Contracts for Coutinho, Can & Co. is the No. 1 priority for Liverpool’s new Sporting Director

Words By Jack Lusby
October 7, 2016

Numbers man Michael Edwards was officially named Liverpool’s new sporting director at the beginning of November, with the 37-year-old handed his fourth promotion since arriving at the club in 2011. Adopting a new position in the Reds’ hierarchy, Edwards has been tasked as the man to make big decisions on Merseyside—with manager Jurgen Klopp outlining Edwards’ responsibilities alongside him at the club as primarily “behind the scenes.”

“All over the world football clubs work like this—short ways, quick decisions, knowledge, everything you need to make the right decision in the right moment,” he explained. “From now on, that’s with sporting director Michael Edwards involved.” Klopp, as he continued to detail, will now be able to focus solely on footballing matters, with Edwards’ duties including identifying targets, conducting talks with prospective signings and their agents, and securing the personnel additions that the German requires. It is a system that Klopp is accustomed to working within, after seven years in tandem with Michael Zorc at Borussia Dortmund, and should give him further freedom to inspire.

It is a bold move by Liverpool owner Fenway Sports Group, with John W. Henry and Tom Werner finally building the setup they envisioned on taking over the club back in 2010—a hungry, innovative manager, working under a sporting director completely in line with their ideals. Brendan Rodgers dismissed this notion on his appointment back in 2012, with FSG lining up Louis van Gaal and the late Johann Cruyff as targets for the role—the Ulsterman demanded full control of all footballing matters and, to an extent, this was an admirable standpoint, underlining Rodgers’ confidence in his own abilities.

However, what came instead was a collegiate approach that arguably jarred with Rodgers’ approach even further, setting up a perceived rivalry between manager and transfer committee—Edwards was among their number, and has now endeared himself to the famously frugal Americans and secured a hugely important role as figurehead.


While it’s  debatable as to whether the principles of Moneyball—the statistics-heavy analytical approach to recruitment that so enamoured Henry back in 2002, and inspired the Boston Red Sox to World Series triumph two years later—has a place in football, Edwards’ similar model has helped Liverpool to acquire a number of their finest talents in recent years. Roberto Firmino, Emre Can, Divock Origi, Sadio Mane, Loris Karius and Joel Matip are all signings that Edwards endorsed, and while Firmino and Mane arrived for a combined £59 million, the £83.45 million paid to sign all six certainly represents value given their relative importance to Klopp’s Liverpool; crucially, these are all players the German appreciates, with Firmino previously destined to join the likes of Luis Alberto, Javier Manquillo, Lazar Markovic and Nuri Sahin in the pantheon of committee signings Rodgers consistently overlooked or, perhaps more criminally, misused.

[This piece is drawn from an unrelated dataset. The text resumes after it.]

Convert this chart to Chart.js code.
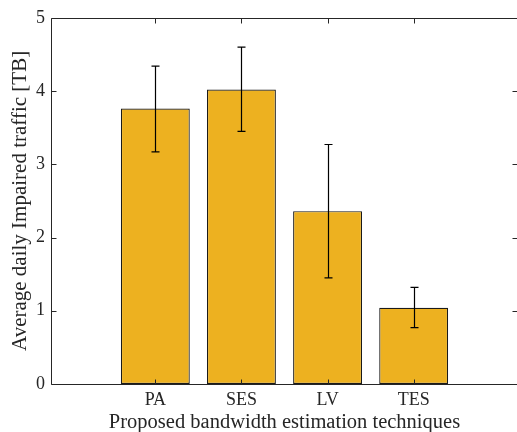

Finding value and quality in an increasingly competitive transfer market has elevated Edwards in the eyes of Henry and Werner, and the former Head of Performance Analysis at Portsmouth and Tottenham Hotspur is now able to continue his fine work in the illustrious role of sporting director—though, as Klopp has been quick to stress, the manager will retain “final say” on all transfers.

However, while the appointment of a dedicated transfer figurehead will no doubt lead supporters to speculate as to the Reds’ next big signing—and Klopp is likely to continue his pursuit of both Mahmoud Dahoud and Christian Pulisic in the coming transfer windows—Edwards’ priority in his new role comes with some of the stars that helped make his name. Can (2018), Origi, Alberto Moreno, Adam Lallana and Dejan Lovren (2019) all see their current contracts expire in the coming years, while the jewel in Liverpool’s crown, Philippe Coutinho, is tied to the club until 2020 but on alarmingly paltry terms compared to some of his team-mates.

Ensuring Liverpool are able to retain these core players’ services is paramount to their success under Klopp, and therefore while recruitment is an important issue to focus on, keeping those already at the club content and in no danger of running their contracts out and leaving for below their value is key. Work on many of these is already underway, with Liverpool beginning preliminary discussions with Can’s agent in June, and extensions for Lallana, Lovren, Origi and Moreno reported to be on the agenda back in September—and with his new role now clarified, concluding these deals should be Edwards’ primary objective for the short term.

Liverpool have proved themselves hugely resourceful of late, with Klopp looking to promote from within whenever possible and, with Edwards’ upward trajectory, the same with FSG—and looking after their own should remain on the agenda as the Reds continue an exciting new era with their own Billy Beane at the helm.